The false equivalency between accepting and loving a person and accepting and validating their choices is a well rehearsed trope in opposition to the Church’s teaching on issues of sex and sexuality.
In response, the Church has, for decades following the sexual revolution, continued to affirm that an essential part of loving a person is warning against choices which can do them harm.
This is often presented by some as evidence of a kind of doctrinal rigidity, or even a kind of veiled bigotry.

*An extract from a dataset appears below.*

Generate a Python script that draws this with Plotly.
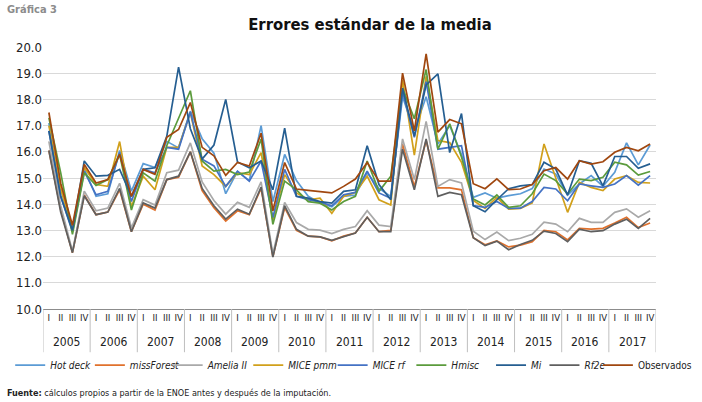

Indeed prominent Churchmen like San Diego’s Cardinal Robert McElroy have argued in much the same style, equating the welcoming homosexual persons with validating sexual behaviors, while similarly seeking to support Pope Francis by contradicting him.
Yet Pope Francis’ call, as systematically presented in Dignitas infinita, for inclusion and acceptance to be necessarily joined to and linked with loving articulation of the truth has been carefully and compassionately articulated for decades, including by some of Francis’ own closest episcopal collaborators.
In his own pastoral letter on homosexuality, Boston’s Cardinal Sean O’Malley, a member of Francis’ C9 council of cardinal advisers, said that “The Church has often warned against defining people by their sexual orientation in a way that diminishes their humanity.”
“Each person is a mystery, an irreplaceable treasure, precious in God’s eye,” wrote the cardinal. “We are God’s creatures and in baptism we are His sons and daughters, brothers and sisters to one another.”
But, O’Malley warned, “the extreme individualism of our age is undermining the common good and fractionalizing the community.”
“It is never easy to deliver a message that calls people to make sacrifices or to do difficult things,” he said, but “it is important to express the moral teachings of the Church with clarity and fidelity. The Church must be Church. We must teach the truths of the Gospel in season and out of season.”
“We must never deliver the message in a self-righteous way, but rather with compassion and humility,” O’Malley said but warned that “sometimes people want to punish the messenger.”
In the case of Pope Francis and the DDF declaration on gender ideology, the emerging tactic seems not to be to punish the messenger, but instead to distort the message itself to co-opt him.